Avec 778.000 naissances en 2000, soit un taux de renouvellement des générations
de 1,86, la France s’est rapprochée de l’objectif minimal (2,1). Si la
France ne veut pas disparaître, elle doit donner l’exemple du redressement
qui sera indissociablement démographique et économique.
Cela
suppose, bien sûr, que par ailleurs l’action publique crée les conditions de
la croissance dans deux domaines stratégiques. :
1)
D’abord, s’agissant du cadrage économique global, il est impératif
que l’euro reste compétitif et que son taux ne se relève pas sensiblement
au-dessus du cours actuel. C’est une erreur de se réjouir de la remontée de
l’euro. Le taux actuel favorise encore en effet la localisation des
investissements en particulier ceux des grandes sociétés multinationales dans
la zone euro.
Il
faudra pour cela, et pour ne pas brider la croissance, que la Banque Centrale
européenne revoie à la baisse ses taux d’intérêt.
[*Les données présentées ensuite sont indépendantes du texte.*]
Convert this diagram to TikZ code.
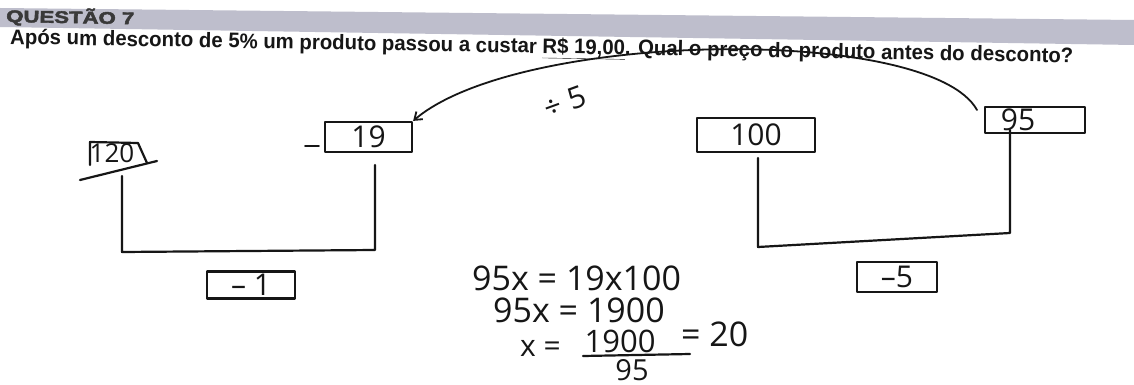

Le pouvoir monétaire a
été imprudemment délégué à une Banque Centrale indépendante dont la seule
priorité est la lutte contre l’inflation. Alors que la Federal Reserve Board
considère qu’au-dessus d’un taux de chômage de 4 %, il n’y a pas de
risque d’inflation la Banque Centrale Européenne se donne un taux de 11 % dit
NAIRU (Non Accelerating Inflation Rate Unemployment) au-dessous duquel il y
aurait danger d’inflation. Pour combattre ce dogmatisme il me paraît nécessaire
que les entreprises se mobilisent en France, en Allemagne et dans le reste de
l’Union Européenne, car cette politique d’argent cher et de croissance
lente qui en résulterait saperait inévitablement leur position concurrentielle
à long terme. Il y a là une véritable hérésie économique sur laquelle il
faudra revenir, en renégociant au besoin le traité de Maastricht. A défaut,
l’Europe risquerait de s’enfermer dans un cercle vicieux de malthusianisme :
la remontée de l’euro conduirait au marasme économique et celui-ci, en réduisant
encore la natalité rendrait irréversible l’implosion démographique, elle-même
étouffant les ressorts de la croissance.
2)
Le deuxième domaine dans lequel les Pouvoirs Publics doivent reprendre
l’initiative est celui du développement technologique. C’est ainsi
que les Etats-Unis ont accru leur avance sur le reste du monde depuis vingt ans.
Il
est capital que nous portions notre effort de recherche à 3 % du PIB dans des
domaines ainsi variés que les nouvelles technologies de l’information, les
biotechnologies, l’énergie, notamment les réacteurs nucléaires du futur et
la pile à combustible, la santé, les transports, l’agriculture et
l’environnement, tout en maintenant notre effort de recherche militaire qui,
sans nous engager dans l’inutile compétition du « bouclier
anti-missiles », doit nous permettre de maîtriser les technologies clés,
en particulier dans l’espace et la simulation nucléaire.
Toute
l’expérience du dernier demi-siècle en France, comme celle des Etats-Unis
depuis vingt ans, montrent que l’initiative publique en matière de développement
technologique est le terreau indispensable du développement économique futur
et de l’émergence de nouvelles entreprises.
*
*
*
Conclusion.
La
création de valeur est une chose trop sérieuse pour être laissée aux théoriciens
de l’économie mathématique. On ne peut parler de création de valeur que de
manière globale.
La
création de valeur est une notion qui ne peut s’apprécier que dans le
contexte économique global, ne serait-ce que parce qu’elle n’est pas
dissociable de sa répartition.
On
ne peut donc faire l’impasse sur le débat démocratique pour obtenir
l’acquiescement indissociable de la collectivité et des partenaires sociaux.
Les
marchés financiers doivent être mis au service du développement et non pas
l’inverse. La régulation des marchés financiers mondiaux sera inévitablement
un des grands sujets de préoccupations dans les années qui viennent, avec
toute une série de sujets-clés : maîtrise des fluctuation monétaires
entre le dollar, l’euro et le yen, contrôle de la spéculation et en
particulier des paradis fiscaux. Mais c’est un autre sujet. Mon propos
aujourd’hui visait seulement à combattre les excès d’un nouvel intégrisme
financier et à prôner, au contraire, les vertus du dialogue entre chefs
d’entreprises et responsables politiques, dialogue nécessaire au maintien
d’une grande ambition industrielle et technologique pour la France.